Research output: Contribution to journal › Article
Background Patients with critical limb ischaemia have a high rate of amputation and mortality. We tested the hypothesis that non-viral 1 fibroblast growth factor (NV1FGF) would improve amputation-free survival.
Methods In this phase 3 trial (EFC6145/TAMARIS), 525 patients with critical limb ischaemia unsuitable for revascularisation were enrolled from 171 sites in 30 countries. All had ischaemic ulcer in legs or minor skin gangrene and met haemodynamic criteria (ankle pressure <70 mm Hg or a toe pressure <50 mm Hg, or both, or a transcutaneous oxygen pressure <30 mm Hg on the treated leg).

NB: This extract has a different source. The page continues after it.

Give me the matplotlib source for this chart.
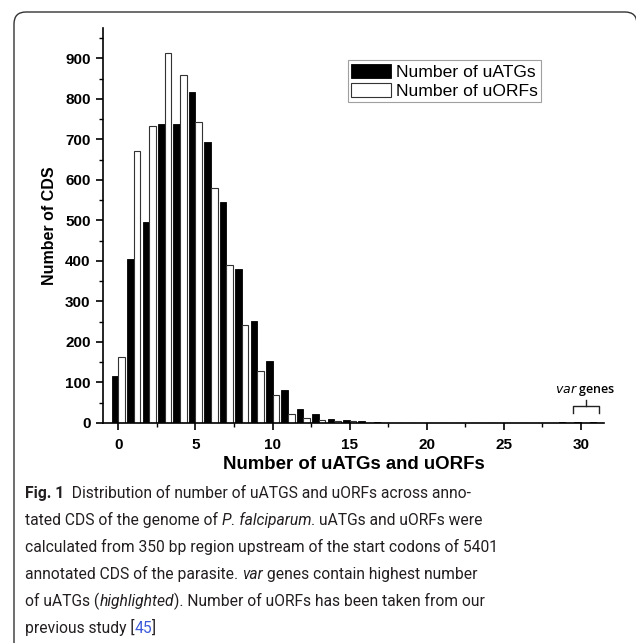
import numpy as np
import matplotlib
matplotlib.use("Agg")
import matplotlib.pyplot as plt
from matplotlib.patches import FancyBboxPatch
from matplotlib.transforms import IdentityTransform
from matplotlib.ticker import MultipleLocator

# number of uATGs / uORFs per CDS (0..31)
n_values = np.arange(0, 32)
uatg_counts = [117, 405, 496, 737, 737, 816, 694, 546, 380, 251, 154, 82,
               35, 22, 10, 8, 6, 3, 0, 0, 0, 1, 1, 0,
               0, 0, 0, 0, 0, 3, 2, 2]
uorf_counts = [164, 672, 733, 913, 859, 742, 579, 390, 242, 128, 70, 22,
               12, 7, 5, 5, 1, 0, 0, 0, 0, 0, 0, 0,
               0, 0, 0, 0, 0, 1, 0, 1]
series_names = ["Number of uATGs", "Number of uORFs"]

TXT = "#231f20"
caption_lines = [
    [("Fig. 1", "bold", "normal", TXT), ("  Distribution of number of uATGS and uORFs across anno-", "normal", "normal", TXT)],
    [("tated CDS of the genome of ", "normal", "normal", TXT), ("P. falciparum", "normal", "italic", TXT), (". uATGs and uORFs were", "normal", "normal", TXT)],
    [("calculated from 350 bp region upstream of the start codons of 5401", "normal", "normal", TXT)],
    [("annotated CDS of the parasite. ", "normal", "normal", TXT), ("var", "normal", "italic", TXT), (" genes contain highest number", "normal", "normal", TXT)],
    [("of uATGs (", "normal", "normal", TXT), ("highlighted", "normal", "italic", TXT), ("). Number of uORFs has been taken from our", "normal", "normal", TXT)],
    [("previous study [", "normal", "normal", TXT), ("45", "normal", "normal", "#3b5bdb"), ("]", "normal", "normal", TXT)],
]

W, H = 636, 643
DPI = 100
CAP_FONT = "Roboto"


def draw_caption(fig, lines, x0, y0, step, target_width):
    """caption text, one run after another; size chosen so line 3 fits the width"""
    fig.canvas.draw()
    renderer = fig.canvas.get_renderer()
    probe = fig.text(0, 0, lines[2][0][0], fontsize=12, family=CAP_FONT)
    size = 12 * target_width / probe.get_window_extent(renderer).width
    probe.remove()
    for i, runs in enumerate(lines):
        x = x0
        y = H - (y0 + i * step)
        for text, weight, style, color in runs:
            t = fig.text(x / W, y / H, text, fontsize=size, fontweight=weight,
                         fontstyle=style, color=color, family=CAP_FONT,
                         va="baseline", ha="left")
            bb = t.get_window_extent(renderer)
            x += bb.width


def main():
    plt.rcParams["font.family"] = ["Liberation Sans", "DejaVu Sans"]
    fig = plt.figure(figsize=(W / DPI, H / DPI), dpi=DPI)
    ax = fig.add_axes([103 / W, 1 - 423 / H, 501 / W, 395 / H])

    bw = 0.43
    ax.bar(n_values - bw / 2, uatg_counts, width=bw, color="black",
           edgecolor="black", linewidth=0.6, label=series_names[0])
    ax.bar(n_values + bw / 2, uorf_counts, width=bw, color="white",
           edgecolor="#333333", linewidth=0.8, label=series_names[1])

    ax.set_xlim(-1, 31.5)
    ax.set_ylim(0, 975)
    ax.xaxis.set_major_locator(MultipleLocator(5))
    ax.xaxis.set_minor_locator(MultipleLocator(2.5))
    ax.yaxis.set_major_locator(MultipleLocator(100))
    ax.yaxis.set_minor_locator(MultipleLocator(50))
    ax.spines["top"].set_visible(False)
    ax.spines["right"].set_visible(False)
    for s in ("left", "bottom"):
        ax.spines[s].set_linewidth(1.2)
    ax.tick_params(which="major", length=5, width=1.2, labelsize=11)
    ax.tick_params(which="minor", length=3, width=1.0)
    ax.tick_params(axis="x", which="major", pad=6)
    ax.tick_params(axis="y", which="major", pad=4)
    for lab in ax.get_xticklabels() + ax.get_yticklabels():
        lab.set_fontweight("bold")

    ax.set_xlabel("Number of uATGs and uORFs", fontsize=13.4, fontweight="bold", labelpad=3)
    ax.set_ylabel("Number of CDS", fontsize=11.5, fontweight="bold", labelpad=6)

    leg = ax.legend(loc="upper left", bbox_to_anchor=(0.489, 0.918), fontsize=12.6,
                    frameon=True, fancybox=False, handlelength=2.25, handleheight=0.85,
                    handletextpad=0.3, borderpad=0.2, labelspacing=0.15,
                    borderaxespad=0)
    leg.get_frame().set_edgecolor("#888888")
    leg.get_frame().set_linewidth(0.8)

    # var genes bracket
    bx0, bx1, bxm = 29.5, 31.15, 30.3
    by, bfoot, btop = 42, 25, 58
    ax.plot([bx0, bx0, bx1, bx1], [bfoot, by, by, bfoot], color="#222222", lw=1.0, clip_on=False)
    ax.plot([bxm, bxm], [by, btop], color="#222222", lw=1.0, clip_on=False)
    ax.text(bxm, 62, r"$\it{var}$ genes", ha="center", va="bottom", fontsize=9,
            family="Open Sans", fontweight="semibold")

    # rounded frame around figure
    frame = FancyBboxPatch((14, -40), 623, H - 12 + 40,
                           boxstyle="round,pad=0,rounding_size=12",
                           transform=IdentityTransform(), facecolor="none",
                           edgecolor="#333333", linewidth=1.0)
    fig.patches.append(frame)

    draw_caption(fig, caption_lines, 25, 498, 27, 471)

    fig.savefig("out.png", dpi=DPI)


if __name__ == "__main__":
    main()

Patients were randomly assigned to either NV1FGF at 0.2 mg/mL or matching placebo (visually identical) in a 1:1 ratio. Randomisation was done with a central interactive voice response system by block size 4 and was stratified by diabetes status and country. Investigators, patients, and study teams were masked to treatment. Patients received eight intramuscular injections of their assigned treatment in the index leg on days 1, 15, 29, and 43. The primary endpoint was time to major amputation or death at 1 year analysed by intention to treat with a log-rank test using a multivariate Cox proportional hazard model. This trial is registered with ClinicalTrials.gov, number NCT00566657.
Findings 259 patients were assigned to NV1FGF and 266 to placebo. All 525 patients were analysed. The mean age was 70 years (range 50-92), 365 (70%) were men, 280 (53%) had diabetes, and 248 (47%) had a history of coronary artery disease. The primary endpoint or components of the primary did not differ between treatment groups, with major amputation or death in 86 patients (33%) in the placebo group, and 96 (36%) in the active group (hazard ratio 1.11, 95% CI 0.83-1.49; p=0.48). No significant safety issues were recorded.
Interpretation TAMARIS provided no evidence that NV1FGF is effective in reduction of amputation or death in patients with critical limb ischaemia. Thus, this group of patients remains a major therapeutic challenge for the clinician.